(begin)

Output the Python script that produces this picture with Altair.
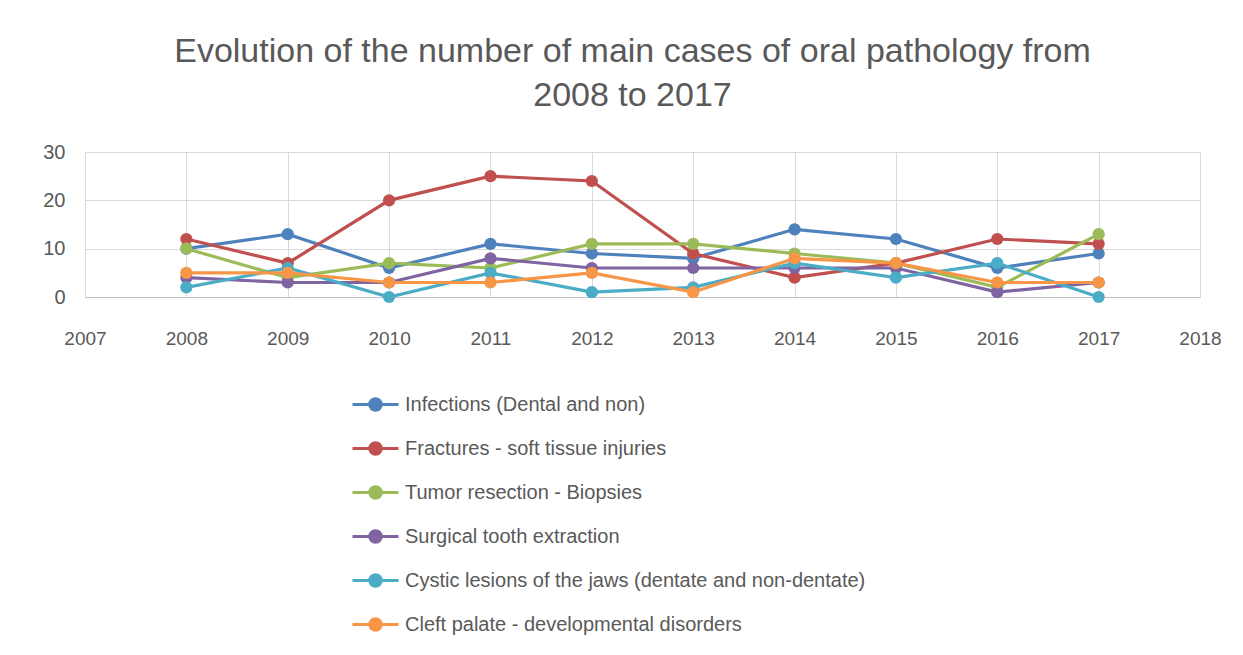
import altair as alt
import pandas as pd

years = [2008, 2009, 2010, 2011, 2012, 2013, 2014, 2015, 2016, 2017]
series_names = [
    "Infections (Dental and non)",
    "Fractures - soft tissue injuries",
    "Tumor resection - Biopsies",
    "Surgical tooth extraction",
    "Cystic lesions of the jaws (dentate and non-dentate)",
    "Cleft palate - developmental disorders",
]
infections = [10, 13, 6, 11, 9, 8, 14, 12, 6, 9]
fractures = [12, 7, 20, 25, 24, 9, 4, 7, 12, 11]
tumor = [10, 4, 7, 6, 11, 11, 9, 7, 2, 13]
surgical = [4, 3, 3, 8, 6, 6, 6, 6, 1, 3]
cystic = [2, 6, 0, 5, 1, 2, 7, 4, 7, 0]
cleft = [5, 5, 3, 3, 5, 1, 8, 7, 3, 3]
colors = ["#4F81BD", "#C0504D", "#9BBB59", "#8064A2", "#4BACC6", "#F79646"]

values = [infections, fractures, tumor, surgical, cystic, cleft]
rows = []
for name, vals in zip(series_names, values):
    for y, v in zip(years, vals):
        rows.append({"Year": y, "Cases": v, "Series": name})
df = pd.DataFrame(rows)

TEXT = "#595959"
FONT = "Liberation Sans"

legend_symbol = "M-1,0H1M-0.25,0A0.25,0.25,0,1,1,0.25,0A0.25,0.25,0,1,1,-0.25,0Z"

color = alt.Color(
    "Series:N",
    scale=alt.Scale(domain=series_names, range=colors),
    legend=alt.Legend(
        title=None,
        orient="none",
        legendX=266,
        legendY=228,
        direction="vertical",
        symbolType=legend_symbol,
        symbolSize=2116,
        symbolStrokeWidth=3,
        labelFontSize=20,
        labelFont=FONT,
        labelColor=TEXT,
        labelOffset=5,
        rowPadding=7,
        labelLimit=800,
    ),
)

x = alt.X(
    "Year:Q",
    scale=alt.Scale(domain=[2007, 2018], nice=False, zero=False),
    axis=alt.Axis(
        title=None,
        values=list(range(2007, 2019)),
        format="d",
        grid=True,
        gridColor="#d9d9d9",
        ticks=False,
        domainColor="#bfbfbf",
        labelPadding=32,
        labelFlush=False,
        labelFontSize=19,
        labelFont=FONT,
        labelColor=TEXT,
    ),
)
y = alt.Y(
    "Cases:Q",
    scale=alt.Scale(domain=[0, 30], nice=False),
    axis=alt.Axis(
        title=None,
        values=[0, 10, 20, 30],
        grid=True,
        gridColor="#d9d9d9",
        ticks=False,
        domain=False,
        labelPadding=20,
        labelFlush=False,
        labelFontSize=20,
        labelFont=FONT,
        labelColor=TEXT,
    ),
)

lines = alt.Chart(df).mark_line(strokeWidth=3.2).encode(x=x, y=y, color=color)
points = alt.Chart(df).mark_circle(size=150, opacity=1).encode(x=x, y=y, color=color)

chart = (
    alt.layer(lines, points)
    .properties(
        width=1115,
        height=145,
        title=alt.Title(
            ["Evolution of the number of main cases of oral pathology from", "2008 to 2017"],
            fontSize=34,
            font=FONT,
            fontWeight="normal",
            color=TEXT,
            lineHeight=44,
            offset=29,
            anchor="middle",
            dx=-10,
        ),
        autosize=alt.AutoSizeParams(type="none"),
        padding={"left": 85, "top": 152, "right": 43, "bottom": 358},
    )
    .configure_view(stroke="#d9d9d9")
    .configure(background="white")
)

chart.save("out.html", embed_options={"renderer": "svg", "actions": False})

(end)

Reproduce the listing exactly. Leave its pictures out.

Output the Python script that produces this picture with Altair.
import altair as alt
import pandas as pd

years = [2008, 2009, 2010, 2011, 2012, 2013, 2014, 2015, 2016, 2017]
series_names = [
    "Infections (Dental and non)",
    "Fractures - soft tissue injuries",
    "Tumor resection - Biopsies",
    "Surgical tooth extraction",
    "Cystic lesions of the jaws (dentate and non-dentate)",
    "Cleft palate - developmental disorders",
]
infections = [10, 13, 6, 11, 9, 8, 14, 12, 6, 9]
fractures = [12, 7, 20, 25, 24, 9, 4, 7, 12, 11]
tumor = [10, 4, 7, 6, 11, 11, 9, 7, 2, 13]
surgical = [4, 3, 3, 8, 6, 6, 6, 6, 1, 3]
cystic = [2, 6, 0, 5, 1, 2, 7, 4, 7, 0]
cleft = [5, 5, 3, 3, 5, 1, 8, 7, 3, 3]
colors = ["#4F81BD", "#C0504D", "#9BBB59", "#8064A2", "#4BACC6", "#F79646"]

values = [infections, fractures, tumor, surgical, cystic, cleft]
rows = []
for name, vals in zip(series_names, values):
    for y, v in zip(years, vals):
        rows.append({"Year": y, "Cases": v, "Series": name})
df = pd.DataFrame(rows)

TEXT = "#595959"
FONT = "Liberation Sans"

legend_symbol = "M-1,0H1M-0.25,0A0.25,0.25,0,1,1,0.25,0A0.25,0.25,0,1,1,-0.25,0Z"

color = alt.Color(
    "Series:N",
    scale=alt.Scale(domain=series_names, range=colors),
    legend=alt.Legend(
        title=None,
        orient="none",
        legendX=266,
        legendY=228,
        direction="vertical",
        symbolType=legend_symbol,
        symbolSize=2116,
        symbolStrokeWidth=3,
        labelFontSize=20,
        labelFont=FONT,
        labelColor=TEXT,
        labelOffset=5,
        rowPadding=7,
        labelLimit=800,
    ),
)

x = alt.X(
    "Year:Q",
    scale=alt.Scale(domain=[2007, 2018], nice=False, zero=False),
    axis=alt.Axis(
        title=None,
        values=list(range(2007, 2019)),
        format="d",
        grid=True,
        gridColor="#d9d9d9",
        ticks=False,
        domainColor="#bfbfbf",
        labelPadding=32,
        labelFlush=False,
        labelFontSize=19,
        labelFont=FONT,
        labelColor=TEXT,
    ),
)
y = alt.Y(
    "Cases:Q",
    scale=alt.Scale(domain=[0, 30], nice=False),
    axis=alt.Axis(
        title=None,
        values=[0, 10, 20, 30],
        grid=True,
        gridColor="#d9d9d9",
        ticks=False,
        domain=False,
        labelPadding=20,
        labelFlush=False,
        labelFontSize=20,
        labelFont=FONT,
        labelColor=TEXT,
    ),
)

lines = alt.Chart(df).mark_line(strokeWidth=3.2).encode(x=x, y=y, color=color)
points = alt.Chart(df).mark_circle(size=150, opacity=1).encode(x=x, y=y, color=color)

chart = (
    alt.layer(lines, points)
    .properties(
        width=1115,
        height=145,
        title=alt.Title(
            ["Evolution of the number of main cases of oral pathology from", "2008 to 2017"],
            fontSize=34,
            font=FONT,
            fontWeight="normal",
            color=TEXT,
            lineHeight=44,
            offset=29,
            anchor="middle",
            dx=-10,
        ),
        autosize=alt.AutoSizeParams(type="none"),
        padding={"left": 85, "top": 152, "right": 43, "bottom": 358},
    )
    .configure_view(stroke="#d9d9d9")
    .configure(background="white")
)

chart.save("out.html", embed_options={"renderer": "svg", "actions": False})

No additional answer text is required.